The reason, one could postulate is, Johnson is trying to give his movie career a needed shot in the arm. As my esteemed colleagues have mentioned, he’s had film success — but only as a supporting actor (Get Smart, Fast Five) or when he was an active wrestler (The Scorpion King, The Rundown). Recently, his bankability as a leading man is waning — case in point, his last three starring films Race To Witch Mountain, Faster and The Tooth Fairy were both critical and financial disappointments. So to bolster his leading man cred, he needs to reconnect with the audience that made him a star : the wrestling fans. And what better way to do this than headline Wrestlemania against the current No. 1 star of the promotion, a man who’s idolized by millions of youngsters, those people most of The Rock’s films are geared toward.

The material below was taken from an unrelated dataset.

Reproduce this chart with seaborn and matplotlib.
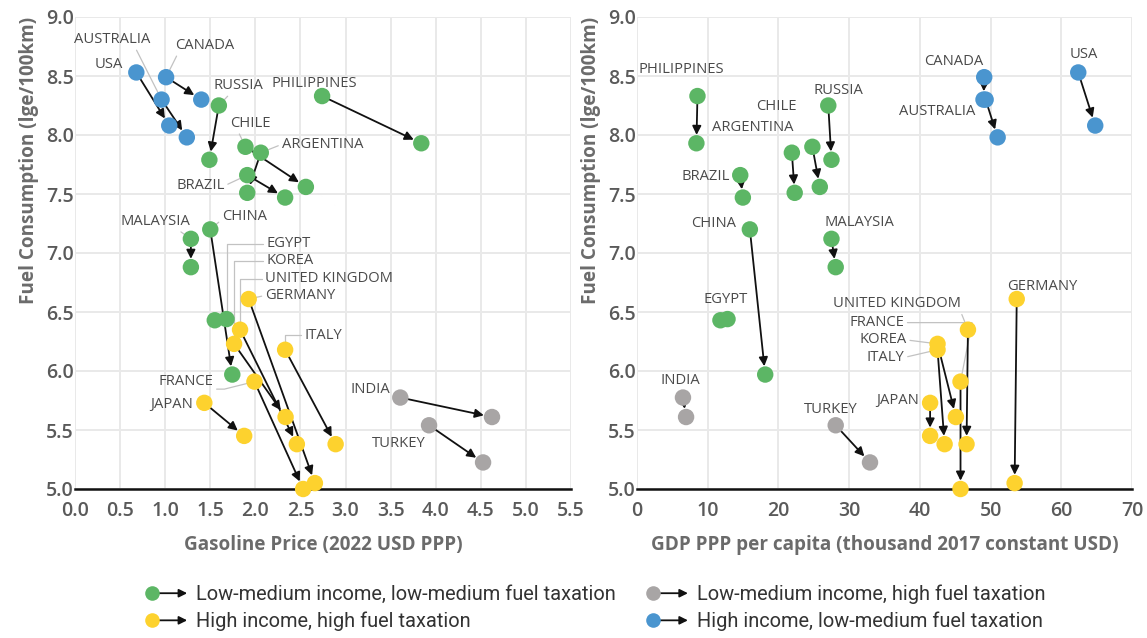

The return of The Rock to the WWE can still be salvaged. A strong in-ring performance with Cena against R-Truth and The Miz this Sunday at Survivor Series will definitely change wrestling fan’s minds. More live appearances and more original and creative mic work will definitely win over sports entertainment fans. And if this happens, I think I’ll be smelling what The Rock is cooking. If we keep up with the status quo and his in-ring work is severely lacking, then this will be another reason I will not be tuning into Monday Night RAW or ordering Wrestlemania.